Significantly Freud – Chinese Scholar

This painting a small Chinese jade figurine is one of my twelve smaller gilded paintings which together form Significantly Freud: Icons for a Jewish Atheist, representing my favourite twelve artefacts from the private collection of Sigmund Freud.

Freud’s tiny Qing Dynasty white jade statue of a Chinese scholar took pride of place on his desk. It was surrounded by a beautifully carved wooden screen. This statue was one of only two artefacts Freud had smuggled out of Nazi-occupied Vienna in 1938.

Jade was the sacred gem of China, symbolising the virtues of justice, wisdom, courage and protection. It was also treasured more than gold. Freud admired the delicate carving and meditative quality of the Scholar.

 

Die Weisheit (Wisdom)


The painted red script, Die Weisheit, translates as “Wisdom”. For me this signifies Freud’s continual search for meaning in all he did, his admiration for deep knowledge and human progress.

Freud’s Chinese scholar is a small jade figurine in the middle of an exquisitely carved wooden table screen. The screen itself is 19.5 x 12.6 x 2.5 cm so the jade figure is even tinier. It was made in the Qing Dynasty in the 19th century.

One of my original sketches for this painting.

“Freud arranged his most exquisite Chinese object on his desk, directly behind Athena. Table Screen is inset with the figure of a scholar, carved in white jade, and surrounded by delicate, curving, wooden leaves and branches. A meditative object for the Chinese scholar’s desk, the natural forms were meant to encourage the mind to roam in an ideal landscape …

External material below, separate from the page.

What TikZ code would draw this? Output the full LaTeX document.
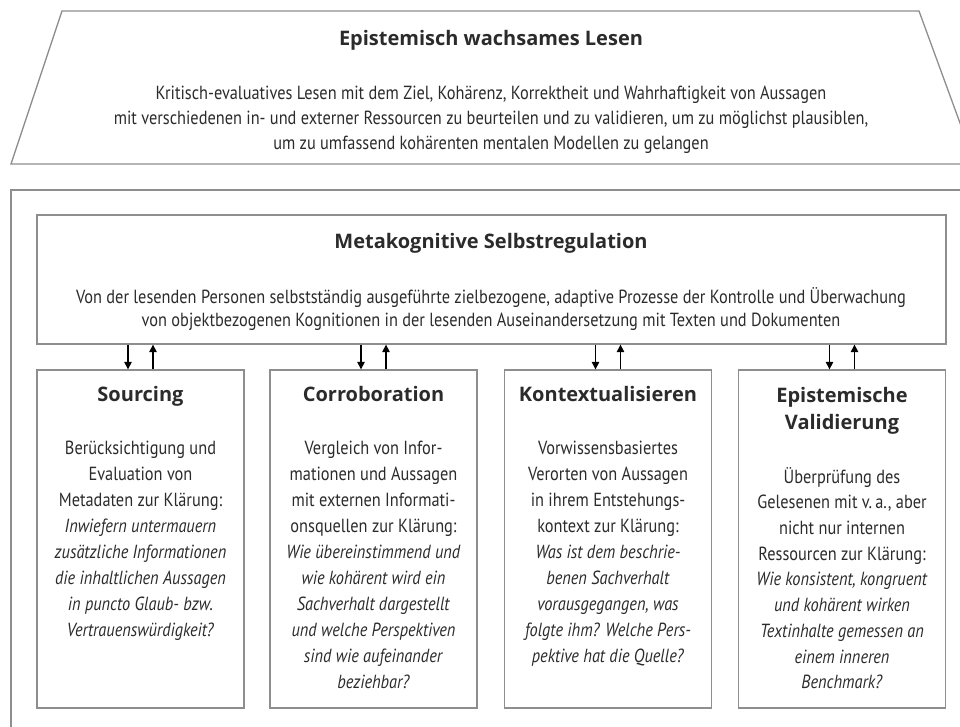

The scholar’s studio was a place of study and contemplation, where he surrounded himself with specially created ‘treasures’ – brushes, inkstones, water droppers, netsukes and figurines that embodied the shared wisdom, traditions and values of the Chinese literati. Objects of beauty as well as status symbols, the treasures projected ‘allusive and symbolic meanings’ that ‘encouraged and inspired [the scholar] in his work.” (Janine Burke, Sigmund Freud’s Collection, University of Sydney, March 2008)

Freuds Rug detail Bev Dunbar The Gilded Image

The colour of the frame and desktop in this painting was inspired by the dusky blue colour in one of Freud’s tribal rugs in his consulting room. This rug hung on the wall behind where the patients sat or lay on the couch to be psychanalysed. The patient’s eyes could not help wandering to the colours and designs in this rug.